Task prompt = Extract only the first line of the listing and every line after it up to and including the one with "var uvValue = 1.0;". Omit the pictures.

========

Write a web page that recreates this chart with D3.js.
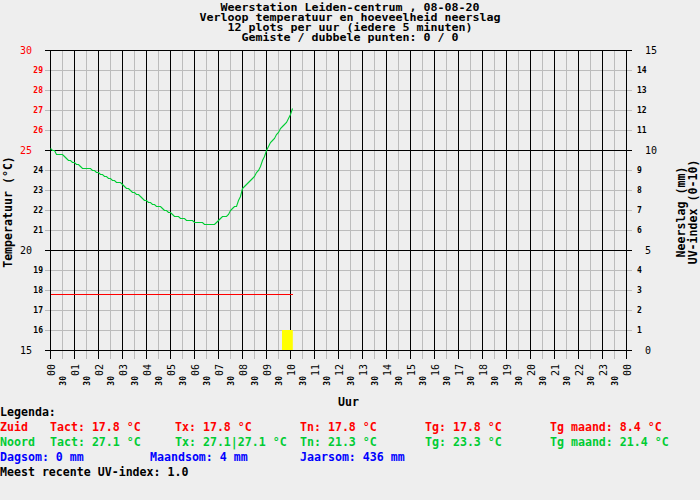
<!DOCTYPE html>
<html>
<head>
<meta charset="utf-8">
<script src="https://cdn.jsdelivr.net/npm/d3@7"></script>
<style>
    body { margin: 0; background: #eeeeee; }
    svg { display: block; }
    text { font-family: "DejaVu Sans Mono", monospace; }
</style>
</head>
<body>
<div id="chart"></div>
<script>
// titel
var titleLines = [
    "Weerstation Leiden-centrum , 08-08-20",
    "Verloop temperatuur en hoeveelheid neerslag",
    "12 plots per uur (iedere 5 minuten)",
    "Gemiste / dubbele punten: 0 / 0"
];

// as-labels
var tempTicks = [15, 16, 17, 18, 19, 20, 21, 22, 23, 24, 25, 26, 27, 28, 29, 30];
var tempMajor = [15, 20, 25, 30];
var rainTicks = [0, 1, 2, 3, 4, 5, 6, 7, 8, 9, 10, 11, 12, 13, 14, 15];
var rainMajor = [0, 5, 10, 15];
var hourLabels = ["00", "01", "02", "03", "04", "05", "06", "07", "08", "09", "10", "11",
                  "12", "13", "14", "15", "16", "17", "18", "19", "20", "21", "22", "23", "00"];
var halfLabel = "30";

// Noord: temperatuur iedere 5 minuten vanaf 00:00
var tempNoord = [
    25.1, 25.0, 25.0, 24.8, 24.8, 24.8, 24.8, 24.7, 24.6, 24.5, 24.5, 24.4,
    24.4, 24.3, 24.3, 24.2, 24.1, 24.1, 24.1, 24.1, 24.1, 24.0, 24.0, 23.9,
    23.9, 23.8, 23.8, 23.7, 23.7, 23.6, 23.6, 23.5, 23.5, 23.4, 23.4, 23.4,
    23.3, 23.2, 23.1, 23.1, 23.0, 22.9, 22.9, 22.8, 22.8, 22.7, 22.6, 22.5,
    22.5, 22.4, 22.4, 22.3, 22.3, 22.2, 22.2, 22.2, 22.1, 22.0, 22.0, 21.9,
    21.9, 21.8, 21.7, 21.7, 21.7, 21.6, 21.6, 21.6, 21.5, 21.5, 21.5, 21.5,
    21.4, 21.4, 21.4, 21.4, 21.4, 21.3, 21.3, 21.3, 21.3, 21.3, 21.3, 21.4,
    21.5, 21.6, 21.7, 21.7, 21.7, 21.8, 22.0, 22.1, 22.2, 22.2, 22.5, 22.7,
    23.1, 23.2, 23.3, 23.4, 23.5, 23.6, 23.7, 23.9, 24.0, 24.2, 24.5, 24.7,
    25.0, 25.2, 25.4, 25.5, 25.6, 25.8, 25.9, 26.1, 26.2, 26.3, 26.4, 26.6,
    26.8, 27.1
];

// Zuid: sensor blijft op 17.8 staan
var zuidTimes = ["00:00", "10:05"];
var zuidValues = [17.8, 17.8];

// UV-index
var uvStart = "09:40";
var uvEnd = "10:07";
var uvValue = 1.0;

// legenda
var legendRows = [
    { color: "#ff0000", items: [
        ["Zuid", 0], ["Tact: 17.8 \u00b0C", 50], ["Tx: 17.8 \u00b0C", 175],
        ["Tn: 17.8 \u00b0C", 300], ["Tg: 17.8 \u00b0C", 425], ["Tg maand: 8.4 \u00b0C", 550]] },
    { color: "#00cc33", items: [
        ["Noord", 0], ["Tact: 27.1 \u00b0C", 50], ["Tx: 27.1|27.1 \u00b0C", 175],
        ["Tn: 21.3 \u00b0C", 300], ["Tg: 23.3 \u00b0C", 425], ["Tg maand: 21.4 \u00b0C", 550]] },
    { color: "#0000ff", items: [
        ["Dagsom: 0 mm", 0], ["Maandsom: 4 mm", 150], ["Jaarsom: 436 mm", 300]] },
    { color: "#000000", items: [["Meest recente UV-index: 1.0", 0]] }
];

function toHours(s) {
    var p = s.split(":");
    return +p[0] + p[1] / 60;
}

function init() {
    var W = 700, H = 500;
    var gridGray = "#bcbcbc";
    var green = "#00cc33";

    var svg = d3.select("#chart").append("svg")
        .attr("width", W)
        .attr("height", H);

    svg.append("rect").attr("width", W).attr("height", H).attr("fill", "#eeeeee");

    var x = d3.scaleLinear().domain([0, 24]).range([50.5, 626.5]);
    var y = d3.scaleLinear().domain([15, 30]).range([350.5, 50.5]);
    var yR = d3.scaleLinear().domain([0, 15]).range([350.5, 50.5]);

    var halfHours = d3.range(0, 24.01, 0.5);
    var isMajorT = function (d) { return tempMajor.indexOf(d) >= 0; };
    var isHour = function (d) { return d % 1 === 0; };

    // titel: 10px regels, tekst uitgerekt tot 7px per teken
    svg.selectAll(".title")
        .data(titleLines)
        .enter().append("text")
        .attr("x", 350)
        .attr("y", function (d, i) { return 7 + i * 10; })
        .attr("dy", "0.35em")
        .attr("text-anchor", "middle")
        .attr("textLength", function (d) { return d.length * 7; })
        .attr("lengthAdjust", "spacingAndGlyphs")
        .style("font-size", "10px")
        .style("font-weight", "bold")
        .text(function (d) { return d; });

    var grid = svg.append("g").attr("shape-rendering", "crispEdges");

    // grijze lijnen eerst
    grid.selectAll(".hg")
        .data(tempTicks.filter(function (d) { return !isMajorT(d); }))
        .enter().append("line")
        .attr("x1", 45).attr("x2", 632)
        .attr("y1", function (d) { return y(d); })
        .attr("y2", function (d) { return y(d); })
        .attr("stroke", gridGray);

    grid.selectAll(".vg")
        .data(halfHours.filter(function (d) { return !isHour(d); }))
        .enter().append("line")
        .attr("x1", function (d) { return x(d); })
        .attr("x2", function (d) { return x(d); })
        .attr("y1", 50).attr("y2", 359)
        .attr("stroke", gridGray);

    // zwarte lijnen
    grid.selectAll(".hb")
        .data(tempTicks.filter(isMajorT))
        .enter().append("line")
        .attr("x1", 45).attr("x2", 632)
        .attr("y1", function (d) { return y(d); })
        .attr("y2", function (d) { return y(d); })
        .attr("stroke", "#000");

    grid.selectAll(".vb")
        .data(halfHours.filter(isHour))
        .enter().append("line")
        .attr("x1", function (d) { return x(d); })
        .attr("x2", function (d) { return x(d); })
        .attr("y1", 50).attr("y2", 359)
        .attr("stroke", "#000");

    // UV-balk
    svg.append("rect")
        .attr("x", x(toHours(uvStart)) - 0.5)
        .attr("width", x(toHours(uvEnd)) - x(toHours(uvStart)))
        .attr("y", yR(uvValue) - 0.5)
        .attr("height", yR(0) - yR(uvValue))
        .attr("fill", "#ffff00");

    // zuid
    svg.append("line")
        .attr("shape-rendering", "crispEdges")
        .attr("x1", x(toHours(zuidTimes[0])))
        .attr("x2", x(toHours(zuidTimes[1])))
        .attr("y1", y(zuidValues[0]))
        .attr("y2", y(zuidValues[1]))
        .attr("stroke", "#ff0000");

    // noord
    var line = d3.line()
        .x(function (d, i) { return x(i * 5 / 60); })
        .y(function (d) { return y(d); });

    svg.append("path")
        .datum(tempNoord)
        .attr("d", line)
        .attr("fill", "none")
        .attr("stroke", green)
        .attr("stroke-width", 1.1);

    // linker as labels
    svg.selectAll(".tl")
        .data(tempTicks)
        .enter().append("text")
        .attr("x", function (d) { return isMajorT(d) ? 32 : 43; })
        .attr("y", function (d) { return y(d); })
        .attr("dy", "0.35em")
        .attr("text-anchor", "end")
        .attr("fill", function (d) { return d >= 25 ? "#ff0000" : "#000"; })
        .style("font-size", function (d) { return isMajorT(d) ? "10px" : "8px"; })
        .style("font-weight", function (d) { return isMajorT(d) ? "normal" : "bold"; })
        .text(function (d) { return d; });

    // rechter as
    var isMajorR = function (d) { return rainMajor.indexOf(d) >= 0; };
    svg.selectAll(".tr")
        .data(rainTicks)
        .enter().append("text")
        .attr("x", function (d) { return isMajorR(d) ? 645 : 637; })
        .attr("y", function (d) { return yR(d); })
        .attr("dy", "0.35em")
        .style("font-size", function (d) { return isMajorR(d) ? "10px" : "8px"; })
        .style("font-weight", function (d) { return isMajorR(d) ? "normal" : "bold"; })
        .text(function (d) { return d; });

    // tijd labels
    svg.selectAll(".tx")
        .data(halfHours)
        .enter().append("text")
        .attr("transform", function (d) {
            return "translate(" + (x(d) + 0.5) + "," + (isHour(d) ? 364 : 376) + ") rotate(-90)";
        })
        .attr("dy", "0.35em")
        .attr("text-anchor", "end")
        .style("font-size", function (d) { return isHour(d) ? "10px" : "8px"; })
        .style("font-weight", function (d) { return isHour(d) ? "normal" : "bold"; })
        .text(function (d) { return isHour(d) ? hourLabels[d] : halfLabel; });

    // as-titels
    var axisTitle = function (txt, tx, ty, rot) {
        svg.append("text")
            .attr("transform", "translate(" + tx + "," + ty + ")" + (rot ? " rotate(-90)" : ""))
            .attr("dy", "0.35em")
            .attr("text-anchor", "middle")
            .style("font-size", "11.6px")
            .style("font-weight", "bold")
            .text(txt);
    };
    axisTitle("Temperatuur (\u00b0C)", 7.5, 212, true);
    axisTitle("Neerslag (mm)", 681, 212, true);
    axisTitle("UV-index (0-10)", 692.5, 212, true);
    axisTitle("Uur", 348.5, 401.5, false);

    // legenda
    svg.append("text")
        .attr("x", 0).attr("y", 412).attr("dy", "0.35em")
        .style("font-size", "11.6px").style("font-weight", "bold")
        .text("Legenda:");

    legendRows.forEach(function (row, r) {
        svg.selectAll(".lg" + r)
            .data(row.items)
            .enter().append("text")
            .attr("x", function (d) { return d[1]; })
            .attr("y", 427 + r * 15)
            .attr("dy", "0.35em")
            .attr("fill", row.color)
            .style("font-size", "11.6px")
            .style("font-weight", "bold")
            .text(function (d) { return d[0]; });
    });
}

window.onload = init;
</script>
</body>
</html>
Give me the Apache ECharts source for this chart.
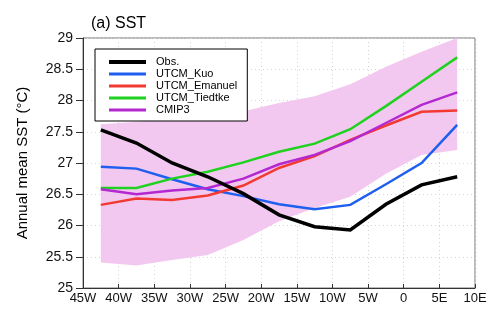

========

Reply =
Write a web page that recreates this chart with D3.js.
<!DOCTYPE html>
<html>
<head>
<meta charset="utf-8">
<script src="https://cdn.jsdelivr.net/npm/d3@7"></script>
<style>
    body { margin: 0; background: #eeeeee; }
    svg { display: block; }
    text { font-family: "DejaVu Sans Mono", monospace; }
</style>
</head>
<body>
<div id="chart"></div>
<script>
// titel
var titleLines = [
    "Weerstation Leiden-centrum , 08-08-20",
    "Verloop temperatuur en hoeveelheid neerslag",
    "12 plots per uur (iedere 5 minuten)",
    "Gemiste / dubbele punten: 0 / 0"
];

// as-labels
var tempTicks = [15, 16, 17, 18, 19, 20, 21, 22, 23, 24, 25, 26, 27, 28, 29, 30];
var tempMajor = [15, 20, 25, 30];
var rainTicks = [0, 1, 2, 3, 4, 5, 6, 7, 8, 9, 10, 11, 12, 13, 14, 15];
var rainMajor = [0, 5, 10, 15];
var hourLabels = ["00", "01", "02", "03", "04", "05", "06", "07", "08", "09", "10", "11",
                  "12", "13", "14", "15", "16", "17", "18", "19", "20", "21", "22", "23", "00"];
var halfLabel = "30";

// Noord: temperatuur iedere 5 minuten vanaf 00:00
var tempNoord = [
    25.1, 25.0, 25.0, 24.8, 24.8, 24.8, 24.8, 24.7, 24.6, 24.5, 24.5, 24.4,
    24.4, 24.3, 24.3, 24.2, 24.1, 24.1, 24.1, 24.1, 24.1, 24.0, 24.0, 23.9,
    23.9, 23.8, 23.8, 23.7, 23.7, 23.6, 23.6, 23.5, 23.5, 23.4, 23.4, 23.4,
    23.3, 23.2, 23.1, 23.1, 23.0, 22.9, 22.9, 22.8, 22.8, 22.7, 22.6, 22.5,
    22.5, 22.4, 22.4, 22.3, 22.3, 22.2, 22.2, 22.2, 22.1, 22.0, 22.0, 21.9,
    21.9, 21.8, 21.7, 21.7, 21.7, 21.6, 21.6, 21.6, 21.5, 21.5, 21.5, 21.5,
    21.4, 21.4, 21.4, 21.4, 21.4, 21.3, 21.3, 21.3, 21.3, 21.3, 21.3, 21.4,
    21.5, 21.6, 21.7, 21.7, 21.7, 21.8, 22.0, 22.1, 22.2, 22.2, 22.5, 22.7,
    23.1, 23.2, 23.3, 23.4, 23.5, 23.6, 23.7, 23.9, 24.0, 24.2, 24.5, 24.7,
    25.0, 25.2, 25.4, 25.5, 25.6, 25.8, 25.9, 26.1, 26.2, 26.3, 26.4, 26.6,
    26.8, 27.1
];

// Zuid: sensor blijft op 17.8 staan
var zuidTimes = ["00:00", "10:05"];
var zuidValues = [17.8, 17.8];

// UV-index
var uvStart = "09:40";
var uvEnd = "10:07";
var uvValue = 1.0;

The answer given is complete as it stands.